Hace falta inteligencia humana real detrás para realizar pruebas aleatorias que muestren cómo actúa la IA en circunstancias diversas.
Es curioso que hayamos llegado a un punto en el que la tecnología esté tan normalizada y los avances sean tan cotidianos, que hablar de inteligencia artificial (IA) se volvió cliché. “El que no se monte a este barco quedará relegado”, escuchamos a diario.
Todos queremos subirnos a la ola. Los despachos de abogados a nivel global ya están pensando en cómo mantendrán y expandirán su valor si, de repente, una herramienta tecnológica puede resolver el 90% de las preguntas sobre la legalidad de un acto. Los departamentos de talento humano también observan cómo, al menos un 60% de sus procesos podrían ser asumidos por un aplicativo bien entrenado.

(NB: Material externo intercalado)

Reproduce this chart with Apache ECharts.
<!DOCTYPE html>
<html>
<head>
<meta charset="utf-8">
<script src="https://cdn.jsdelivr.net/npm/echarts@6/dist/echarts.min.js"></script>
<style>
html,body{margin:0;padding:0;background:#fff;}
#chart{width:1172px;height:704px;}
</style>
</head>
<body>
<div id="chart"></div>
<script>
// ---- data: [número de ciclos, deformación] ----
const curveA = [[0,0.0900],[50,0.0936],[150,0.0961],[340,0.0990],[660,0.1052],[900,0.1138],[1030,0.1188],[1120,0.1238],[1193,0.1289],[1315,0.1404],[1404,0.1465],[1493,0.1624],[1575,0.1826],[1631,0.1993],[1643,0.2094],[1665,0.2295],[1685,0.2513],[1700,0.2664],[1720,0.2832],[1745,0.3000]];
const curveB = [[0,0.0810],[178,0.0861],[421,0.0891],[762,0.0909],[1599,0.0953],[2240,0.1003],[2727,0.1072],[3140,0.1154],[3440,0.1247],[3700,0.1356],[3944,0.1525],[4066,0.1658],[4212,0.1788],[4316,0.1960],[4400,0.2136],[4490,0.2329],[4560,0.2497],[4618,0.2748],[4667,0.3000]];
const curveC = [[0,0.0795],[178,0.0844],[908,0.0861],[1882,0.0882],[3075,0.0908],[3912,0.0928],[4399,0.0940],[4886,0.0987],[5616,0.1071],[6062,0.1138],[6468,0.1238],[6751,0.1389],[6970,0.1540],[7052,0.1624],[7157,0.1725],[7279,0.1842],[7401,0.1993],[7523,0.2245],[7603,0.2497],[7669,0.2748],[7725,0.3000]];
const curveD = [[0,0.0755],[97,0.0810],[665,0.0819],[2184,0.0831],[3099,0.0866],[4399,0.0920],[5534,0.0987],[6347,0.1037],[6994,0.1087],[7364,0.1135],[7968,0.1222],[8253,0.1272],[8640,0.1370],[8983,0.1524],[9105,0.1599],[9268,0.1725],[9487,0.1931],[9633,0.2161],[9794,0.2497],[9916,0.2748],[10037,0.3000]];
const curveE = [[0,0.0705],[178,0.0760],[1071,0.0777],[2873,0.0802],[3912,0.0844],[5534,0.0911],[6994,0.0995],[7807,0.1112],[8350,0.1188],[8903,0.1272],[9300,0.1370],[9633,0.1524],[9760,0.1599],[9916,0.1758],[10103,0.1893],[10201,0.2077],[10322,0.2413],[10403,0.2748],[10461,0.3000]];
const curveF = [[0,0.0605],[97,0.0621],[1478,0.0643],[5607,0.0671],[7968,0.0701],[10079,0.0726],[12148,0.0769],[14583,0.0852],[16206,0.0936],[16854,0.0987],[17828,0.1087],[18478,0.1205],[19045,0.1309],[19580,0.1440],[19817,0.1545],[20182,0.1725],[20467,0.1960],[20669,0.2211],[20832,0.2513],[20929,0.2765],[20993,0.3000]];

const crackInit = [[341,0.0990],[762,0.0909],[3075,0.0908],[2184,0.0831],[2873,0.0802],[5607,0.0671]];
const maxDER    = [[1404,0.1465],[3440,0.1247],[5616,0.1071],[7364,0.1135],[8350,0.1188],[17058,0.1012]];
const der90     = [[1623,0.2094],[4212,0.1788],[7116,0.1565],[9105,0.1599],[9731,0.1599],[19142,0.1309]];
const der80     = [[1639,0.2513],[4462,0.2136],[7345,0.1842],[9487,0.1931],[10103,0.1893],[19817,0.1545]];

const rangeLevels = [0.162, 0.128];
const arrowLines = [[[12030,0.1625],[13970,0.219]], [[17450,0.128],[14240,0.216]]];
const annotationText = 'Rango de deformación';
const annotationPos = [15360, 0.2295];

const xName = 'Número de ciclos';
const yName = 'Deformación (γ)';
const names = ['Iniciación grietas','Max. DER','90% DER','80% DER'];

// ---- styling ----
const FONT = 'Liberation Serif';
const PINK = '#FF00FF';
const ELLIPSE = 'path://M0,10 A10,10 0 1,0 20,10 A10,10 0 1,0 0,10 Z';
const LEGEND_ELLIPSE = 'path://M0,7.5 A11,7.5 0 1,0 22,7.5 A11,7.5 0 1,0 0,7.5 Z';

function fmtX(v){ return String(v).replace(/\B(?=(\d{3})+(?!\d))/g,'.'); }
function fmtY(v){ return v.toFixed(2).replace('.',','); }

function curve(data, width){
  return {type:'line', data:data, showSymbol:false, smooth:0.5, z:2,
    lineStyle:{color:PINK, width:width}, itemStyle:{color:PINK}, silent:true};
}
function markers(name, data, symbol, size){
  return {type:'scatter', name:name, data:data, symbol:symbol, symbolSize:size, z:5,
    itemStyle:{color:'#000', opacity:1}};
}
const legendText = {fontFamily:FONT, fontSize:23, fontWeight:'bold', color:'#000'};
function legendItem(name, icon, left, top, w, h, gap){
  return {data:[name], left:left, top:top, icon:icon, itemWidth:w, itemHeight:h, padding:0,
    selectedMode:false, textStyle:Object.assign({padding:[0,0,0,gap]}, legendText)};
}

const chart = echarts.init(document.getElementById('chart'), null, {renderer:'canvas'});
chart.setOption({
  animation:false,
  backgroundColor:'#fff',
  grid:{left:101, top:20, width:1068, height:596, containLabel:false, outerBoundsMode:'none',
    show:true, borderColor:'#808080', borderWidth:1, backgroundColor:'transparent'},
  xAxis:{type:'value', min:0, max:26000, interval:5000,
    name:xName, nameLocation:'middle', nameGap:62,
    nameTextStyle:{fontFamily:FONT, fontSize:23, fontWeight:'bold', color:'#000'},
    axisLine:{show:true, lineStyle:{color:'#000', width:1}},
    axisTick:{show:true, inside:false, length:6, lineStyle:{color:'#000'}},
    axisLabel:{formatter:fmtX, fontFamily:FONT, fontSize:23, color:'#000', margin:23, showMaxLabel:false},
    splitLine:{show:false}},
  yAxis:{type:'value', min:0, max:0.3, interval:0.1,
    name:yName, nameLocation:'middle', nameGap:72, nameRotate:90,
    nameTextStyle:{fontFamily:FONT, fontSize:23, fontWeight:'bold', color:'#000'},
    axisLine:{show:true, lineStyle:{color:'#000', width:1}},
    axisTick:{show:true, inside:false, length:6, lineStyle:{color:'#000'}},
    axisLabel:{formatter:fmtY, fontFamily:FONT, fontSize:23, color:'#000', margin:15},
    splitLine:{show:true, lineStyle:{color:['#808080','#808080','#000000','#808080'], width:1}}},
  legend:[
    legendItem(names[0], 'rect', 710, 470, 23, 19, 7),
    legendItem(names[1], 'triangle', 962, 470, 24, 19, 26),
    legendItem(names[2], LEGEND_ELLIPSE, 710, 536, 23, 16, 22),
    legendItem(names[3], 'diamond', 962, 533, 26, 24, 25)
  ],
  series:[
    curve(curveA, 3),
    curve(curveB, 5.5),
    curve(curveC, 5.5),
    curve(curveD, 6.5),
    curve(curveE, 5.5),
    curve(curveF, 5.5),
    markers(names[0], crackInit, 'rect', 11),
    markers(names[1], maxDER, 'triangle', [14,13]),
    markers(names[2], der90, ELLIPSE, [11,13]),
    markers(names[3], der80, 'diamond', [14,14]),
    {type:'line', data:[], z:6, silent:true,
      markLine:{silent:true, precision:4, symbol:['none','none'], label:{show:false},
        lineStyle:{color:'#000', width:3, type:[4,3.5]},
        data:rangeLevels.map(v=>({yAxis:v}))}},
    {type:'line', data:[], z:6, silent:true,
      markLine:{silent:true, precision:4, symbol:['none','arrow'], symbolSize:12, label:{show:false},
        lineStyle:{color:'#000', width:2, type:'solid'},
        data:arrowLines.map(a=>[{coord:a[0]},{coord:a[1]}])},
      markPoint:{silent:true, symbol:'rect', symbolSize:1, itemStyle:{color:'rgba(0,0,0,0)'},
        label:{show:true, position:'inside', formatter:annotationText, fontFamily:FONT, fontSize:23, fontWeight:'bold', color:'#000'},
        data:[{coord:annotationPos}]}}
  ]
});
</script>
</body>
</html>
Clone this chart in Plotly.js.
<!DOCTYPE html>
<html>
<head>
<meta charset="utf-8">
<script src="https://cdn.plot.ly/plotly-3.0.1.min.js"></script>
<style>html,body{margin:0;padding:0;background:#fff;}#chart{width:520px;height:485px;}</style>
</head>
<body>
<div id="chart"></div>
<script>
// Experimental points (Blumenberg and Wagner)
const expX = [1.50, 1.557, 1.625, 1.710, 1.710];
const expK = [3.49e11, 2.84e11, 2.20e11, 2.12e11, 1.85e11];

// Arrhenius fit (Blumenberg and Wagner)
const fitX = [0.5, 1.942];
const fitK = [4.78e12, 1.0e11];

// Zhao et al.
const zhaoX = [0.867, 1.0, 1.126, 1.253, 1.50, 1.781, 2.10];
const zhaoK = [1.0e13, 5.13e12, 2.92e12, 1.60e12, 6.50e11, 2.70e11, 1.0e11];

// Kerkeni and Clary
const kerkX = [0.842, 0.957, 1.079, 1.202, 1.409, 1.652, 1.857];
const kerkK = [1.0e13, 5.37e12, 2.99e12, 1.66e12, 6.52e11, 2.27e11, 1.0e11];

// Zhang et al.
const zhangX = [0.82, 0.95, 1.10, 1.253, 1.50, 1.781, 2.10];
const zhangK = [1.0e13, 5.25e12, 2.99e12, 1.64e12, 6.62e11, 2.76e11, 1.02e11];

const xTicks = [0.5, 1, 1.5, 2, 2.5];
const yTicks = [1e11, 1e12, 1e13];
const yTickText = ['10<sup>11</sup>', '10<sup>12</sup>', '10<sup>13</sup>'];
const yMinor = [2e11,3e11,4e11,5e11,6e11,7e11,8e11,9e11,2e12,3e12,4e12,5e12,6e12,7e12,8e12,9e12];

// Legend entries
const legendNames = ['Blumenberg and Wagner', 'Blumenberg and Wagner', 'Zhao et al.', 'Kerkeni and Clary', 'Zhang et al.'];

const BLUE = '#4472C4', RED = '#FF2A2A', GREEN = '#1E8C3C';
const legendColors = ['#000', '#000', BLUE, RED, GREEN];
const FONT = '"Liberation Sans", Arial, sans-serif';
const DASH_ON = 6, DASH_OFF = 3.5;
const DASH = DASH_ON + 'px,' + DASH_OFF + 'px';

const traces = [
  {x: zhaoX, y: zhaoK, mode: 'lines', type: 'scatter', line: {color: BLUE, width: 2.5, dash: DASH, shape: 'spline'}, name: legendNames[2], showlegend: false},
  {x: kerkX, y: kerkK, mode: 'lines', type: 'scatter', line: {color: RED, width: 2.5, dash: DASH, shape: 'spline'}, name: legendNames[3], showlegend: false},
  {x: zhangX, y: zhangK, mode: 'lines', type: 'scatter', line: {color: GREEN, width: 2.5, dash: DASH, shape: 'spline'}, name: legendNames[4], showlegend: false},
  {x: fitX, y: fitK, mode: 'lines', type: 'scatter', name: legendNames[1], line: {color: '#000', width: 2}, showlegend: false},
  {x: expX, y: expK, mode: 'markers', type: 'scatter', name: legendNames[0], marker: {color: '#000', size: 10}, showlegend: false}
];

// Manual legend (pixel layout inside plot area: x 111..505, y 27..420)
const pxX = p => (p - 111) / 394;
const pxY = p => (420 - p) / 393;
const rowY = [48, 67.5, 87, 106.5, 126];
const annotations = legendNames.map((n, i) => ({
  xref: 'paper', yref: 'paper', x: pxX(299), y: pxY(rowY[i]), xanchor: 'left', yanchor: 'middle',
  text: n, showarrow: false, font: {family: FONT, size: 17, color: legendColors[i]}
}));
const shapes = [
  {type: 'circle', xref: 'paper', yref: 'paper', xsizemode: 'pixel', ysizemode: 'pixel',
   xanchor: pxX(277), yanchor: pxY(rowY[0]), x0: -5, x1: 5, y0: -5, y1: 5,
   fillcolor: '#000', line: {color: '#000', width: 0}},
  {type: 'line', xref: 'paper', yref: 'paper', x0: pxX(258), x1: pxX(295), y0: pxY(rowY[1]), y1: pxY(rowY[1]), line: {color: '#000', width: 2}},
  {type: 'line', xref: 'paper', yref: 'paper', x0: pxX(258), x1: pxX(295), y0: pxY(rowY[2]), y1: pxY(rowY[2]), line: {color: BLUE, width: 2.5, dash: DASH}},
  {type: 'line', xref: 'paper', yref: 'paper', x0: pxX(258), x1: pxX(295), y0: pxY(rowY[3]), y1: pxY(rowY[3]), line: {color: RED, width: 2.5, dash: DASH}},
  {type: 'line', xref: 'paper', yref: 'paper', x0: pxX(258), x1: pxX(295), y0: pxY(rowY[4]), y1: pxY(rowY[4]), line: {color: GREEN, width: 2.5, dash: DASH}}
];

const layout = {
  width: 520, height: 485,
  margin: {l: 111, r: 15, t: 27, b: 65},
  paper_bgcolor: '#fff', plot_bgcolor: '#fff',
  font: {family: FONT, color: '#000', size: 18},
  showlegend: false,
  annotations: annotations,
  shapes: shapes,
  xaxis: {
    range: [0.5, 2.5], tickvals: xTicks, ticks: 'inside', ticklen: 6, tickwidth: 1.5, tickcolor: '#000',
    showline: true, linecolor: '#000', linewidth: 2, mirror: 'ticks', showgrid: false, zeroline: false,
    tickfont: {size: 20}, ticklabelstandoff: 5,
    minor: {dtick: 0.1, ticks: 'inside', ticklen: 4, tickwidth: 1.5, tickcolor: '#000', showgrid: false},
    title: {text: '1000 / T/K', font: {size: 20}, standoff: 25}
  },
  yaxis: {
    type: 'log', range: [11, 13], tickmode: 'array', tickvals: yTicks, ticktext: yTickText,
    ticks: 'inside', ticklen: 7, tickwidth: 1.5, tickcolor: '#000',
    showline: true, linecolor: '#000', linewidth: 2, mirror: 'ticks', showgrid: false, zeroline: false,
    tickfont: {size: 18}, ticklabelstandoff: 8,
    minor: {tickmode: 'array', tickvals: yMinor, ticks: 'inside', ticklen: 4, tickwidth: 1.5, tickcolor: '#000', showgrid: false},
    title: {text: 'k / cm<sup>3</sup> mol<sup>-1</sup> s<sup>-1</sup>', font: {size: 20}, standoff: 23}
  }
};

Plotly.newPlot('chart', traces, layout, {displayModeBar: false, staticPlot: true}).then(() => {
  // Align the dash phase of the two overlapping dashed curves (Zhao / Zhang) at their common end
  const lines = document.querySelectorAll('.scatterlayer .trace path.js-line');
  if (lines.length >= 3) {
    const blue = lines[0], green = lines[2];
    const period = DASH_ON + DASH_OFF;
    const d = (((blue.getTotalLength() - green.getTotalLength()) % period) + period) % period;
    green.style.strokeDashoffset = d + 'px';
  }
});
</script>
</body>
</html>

La IA es una mega tendencia global y en esta columna, lejos de invitar a que usted y su empresa la incorporen, quiero reseñar algunos riesgos que podrían esconderse tras la euforia colectiva. Desde luego que trasladar procesos humanos a la IA tiene ventajas objetivas: cuesta menos, las probabilidades de error se minimizan y las máquinas aprenden sistemáticamente, por lo que la experiencia se traduce con rapidez en mejores resultados. Es realmente seductor. Sin embargo, la incorporación de IA sin un programa bien diseñado puede exponernos a riesgos legales.
Pensemos en un caso que hoy suscita debate en los Estados Unidos. Una empresa reemplaza por un software a cinco personas del área de talento humano que se dedicaban a selección de personal. Cuando alguien aplica al puesto de trabajo, ya no es un humano quien estudia y evalúa el perfil, sino una máquina. Esto genera eficiencias porque el software es ágil, elige objetivamente, y, técnicamente hablando, es incorruptible. Todo va bien hasta que un día, una aplicante es rechazada pero decide aplicar de nuevo con un perfil en el que declara ser más joven. Esta vez consigue una entrevista. A la plataforma le gustan las personas más jóvenes para el cargo. Algo parecido ocurre con el género. La aplicación prefería hombres que mujeres.
Unos doscientos aplicantes demandaron y la empresa negoció un acuerdo por US$ 365.000, un hito en la industria. ¿Qué nos dice este caso? Primero, que la IA no es más que una herramienta diseñada por humanos cuyos presupuestos también pueden estar atados a prejuicios o, peor, responder a condiciones discriminatorias. En este sentido, la inteligencia no es tan artificial, pues en un inicio hay humanos detrás codificando un mundo sobre el cual la máquina empieza a pensar. Segundo, requiere un uso humano inteligente. El software podría estar trabajando bajo presupuestos ilegales, que son eficientes o que, siendo aceptables en el lugar donde se diseñó, no cumplen los estándares de la ley local.
Así las cosas, hace falta inteligencia humana real detrás para realizar pruebas aleatorias que muestren cómo actúa la IA en circunstancias diversas, frente a ciertos grupos. Los monitoreos deben ser constantes para entender cómo están aprendiendo, pues la esencia de estas aplicaciones es que se hacen mejores con el tiempo. También se requieren auditorías de sesgo para verificar las preferencias en las decisiones del software (Nueva York, por ejemplo, ya lo exige a todos los empleadores).
Y lo más importante: los problemas surgen cuando la IA gana autonomía y se maneja sola. Hay quien dirá que este es, precisamente, su mayor objetivo, librar a los humanos de procesos que pueden ser asumidos por la máquina. Mi consejo es que eso no ocurra y que, ante cada decisión de incorporar un programa con IA, haya detrás un programa que lo controle, anticipe sus riesgos y postule los dilemas éticos tras su implementación. Si los litigios en esta materia han aumentado, es porque, ni la herramienta es tan inteligente, ni tan artificial.
Víctor Cabezas Albán es consultor empresarial, LLM y doctorando en Derecho U. Pennsylvania.